The Journal of Family Practice. 2009 November;58(11):613-620
Author and Disclosure Information

The cases in this column are selected by the editors of The Journal of Family Practice from Medical Malpractice: Verdicts, Settlements & Experts, with permission of the editor, Lewis Laska (https://www.triplelpublications.com/product/medical-malpractice-newsletter/). The information about the cases presented here is sometimes incomplete; pertinent details of a given situation therefore may be unavailable. Moreover, the cases may or may not have merit. Nevertheless, these cases represent the types of clinical situations that typically result in litigation.

Doctor crosses line, pays the price

A WOMAN BECAME SEXUALLY INVOLVED with her family practitioner, an affair she claimed the doctor initiated while he was treating her for anxiety and depression. She said the physician-patient relationship had begun more than a year before the sexual involvement when she learned that her infant daughter had cerebral palsy; the doctor prescribed paroxetine and bupropion.

The affair ended about 10 months after it began.
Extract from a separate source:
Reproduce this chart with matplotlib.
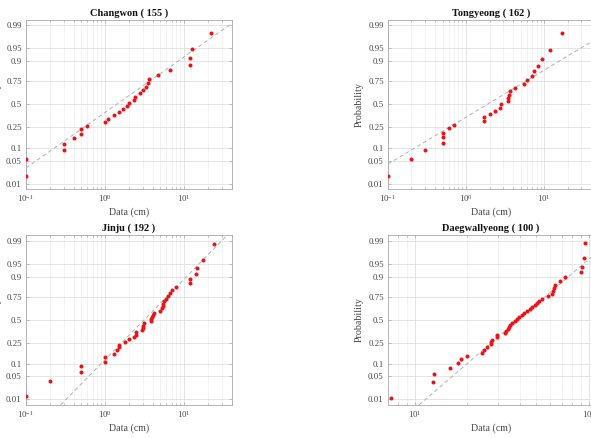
import numpy as np
import matplotlib
matplotlib.use('Agg')
import matplotlib.pyplot as plt
from matplotlib.ticker import LogLocator, NullLocator, NullFormatter
from statistics import NormalDist

plt.rcParams['font.family'] = 'serif'
plt.rcParams['font.serif'] = ['Liberation Serif', 'DejaVu Serif']
plt.rcParams['mathtext.fontset'] = 'custom'
plt.rcParams['mathtext.rm'] = 'Liberation Serif'
plt.rcParams['mathtext.it'] = 'Liberation Serif:italic'

# Snow depth samples (cm)
changwon = [0.1, 0.1, 0.3, 0.3, 0.4, 0.5, 0.5, 0.6, 1.0, 1.1, 1.3, 1.5, 1.7, 1.9,
            2.0, 2.3, 2.4, 2.8, 3.0, 3.3, 3.5, 3.6, 4.7, 6.7, 12, 12, 12.5, 22]
tongyeong = [0.1, 0.2, 0.3, 0.5, 0.5, 0.5, 0.6, 0.7, 1.7, 1.7, 2.0, 2.35, 2.7, 2.8,
             3.4, 3.4, 3.55, 3.7, 4.2, 5.5, 6.0, 6.9, 7.5, 8.3, 9.5, 11.8, 17.2]
jinju = [0.1, 0.2, 0.5, 0.5, 1.0, 1.0, 1.3, 1.4, 1.5, 1.5, 1.8, 2.0, 2.3, 2.5, 2.5,
         2.9, 3.0, 3.0, 3.1, 3.8, 3.8, 3.9, 4.0, 4.2, 4.9, 5.3, 5.4, 5.5, 5.6, 5.9,
         6.2, 6.6, 7.0, 8.0, 12, 12, 14, 14.5, 17.5, 24]
daegwallyeong = [7.3, 12.8, 12.9, 16.0, 17.8, 18.4, 19.9, 24.3, 24.9, 26.1, 27.5,
                 27.6, 27.8, 29.6, 29.8, 32.9, 33.5, 34.2, 34.9, 35.4, 36.2, 37.5,
                 38.6, 39.8, 41.2, 42.6, 44.0, 45.8, 47.2, 48.8, 50.2, 51.6, 53.5,
                 58.0, 61.5, 62.3, 63.0, 63.5, 68.5, 73.3, 90.5, 91.0, 93.5, 95.5]

titles = ['Changwon ( 155 )', 'Tongyeong ( 162 )', 'Jinju ( 192 )', 'Daegwallyeong ( 100 )']
samples = [changwon, tongyeong, jinju, daegwallyeong]
# reference line: median (cm) and slope (z per decade)
ref_median = [1.40, 1.87, 3.09, 39.0]
ref_slope = [1.623, 1.372, 2.371, 4.40]
xlims = [(0.1, 40.5), (0.1, 43.6), (0.1, 40.5), (7.03, 107)]

prob_ticks = [0.01, 0.05, 0.1, 0.25, 0.5, 0.75, 0.9, 0.95, 0.99]
prob_labels = ['0.01', '0.05', '0.1', '0.25', '0.5', '0.75', '0.9', '0.95', '0.99']

nd = NormalDist()
ppf = np.vectorize(lambda p: nd.inv_cdf(min(max(p, 1e-12), 1 - 1e-12)), otypes=[float])
cdf = np.vectorize(nd.cdf, otypes=[float])

W, H = 591, 438
fig = plt.figure(figsize=(W / 100, H / 100), dpi=100)

# axes boxes in pixels: left, top, right, bottom
boxes = [(26, 20, 232, 189), (388, 20, 594, 189),
         (26, 234.7, 232, 405), (388, 234.7, 594, 405)]
ylims = [(-2.475, 2.466), (-2.475, 2.466), (-2.494, 2.52), (-2.494, 2.52)]

text_c = '#444444'
for i in range(4):
    l, t, r, b = boxes[i]
    ax = fig.add_axes([l / W, 1 - b / H, (r - l) / W, (b - t) / H])
    ax.set_xscale('log')
    ax.set_yscale('function', functions=(ppf, cdf))

    x = np.sort(np.array(samples[i], dtype=float))
    n = len(x)
    p = (np.arange(1, n + 1) - 0.5) / n

    x0, x1 = xlims[i]
    xl = np.array([x0, x1])
    zl = ref_slope[i] * (np.log10(xl) - np.log10(ref_median[i]))
    ax.plot(xl, cdf(zl), linestyle=(0, (4, 3)), color='#b0b0b0', linewidth=0.7, zorder=2)
    ax.plot(x, p, 'o', color='#e8141a', markersize=2.9, markeredgewidth=0, zorder=3)

    ax.set_xlim(x0, x1)
    ax.set_ylim(cdf(ylims[i][0]), cdf(ylims[i][1]))
    ax.set_yticks(prob_ticks)
    ax.set_yticklabels(prob_labels)
    ax.yaxis.set_minor_locator(NullLocator())
    ax.xaxis.set_major_locator(LogLocator(base=10))
    ax.xaxis.set_minor_locator(LogLocator(base=10, subs=np.arange(2, 10)))
    ax.xaxis.set_minor_formatter(NullFormatter())

    ax.grid(True, which='major', color='#e0e0e0', linewidth=0.6)
    ax.grid(True, which='minor', axis='x', color='#eeeeee', linewidth=0.5)
    ax.set_axisbelow(True)
    for s in ax.spines.values():
        s.set_color('#a8a8a8')
        s.set_linewidth(0.6)
    ax.tick_params(which='both', direction='in', colors='#a8a8a8', labelcolor=text_c,
                   labelsize=6.3, top=True, right=True, width=0.5)
    ax.tick_params(which='major', length=2.5, pad=3)
    ax.tick_params(which='minor', length=1.5)

    ax.set_title(titles[i], fontsize=7.5, fontweight='bold', pad=3, color='#111111')
    ax.set_xlabel('Data (cm)', fontsize=7.2, color=text_c, labelpad=2)
    ax.set_ylabel('Probability', fontsize=7.2, color=text_c, labelpad=3)

fig.savefig('out.png', dpi=100)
The patient said it caused her marriage to deteriorate.

PLAINTIFF’S CLAIM The patient couldn’t exercise independent judgment because she was experiencing eroticized transference; the doctor mishandled the transference phenomenon.

THE DEFENSE The sexual relationship was brief and ended 6 months before the doctor treated the patient.

VERDICT $416,500 net verdict in New York.

COMMENT It’s never prudent to become involved sexually with a patient.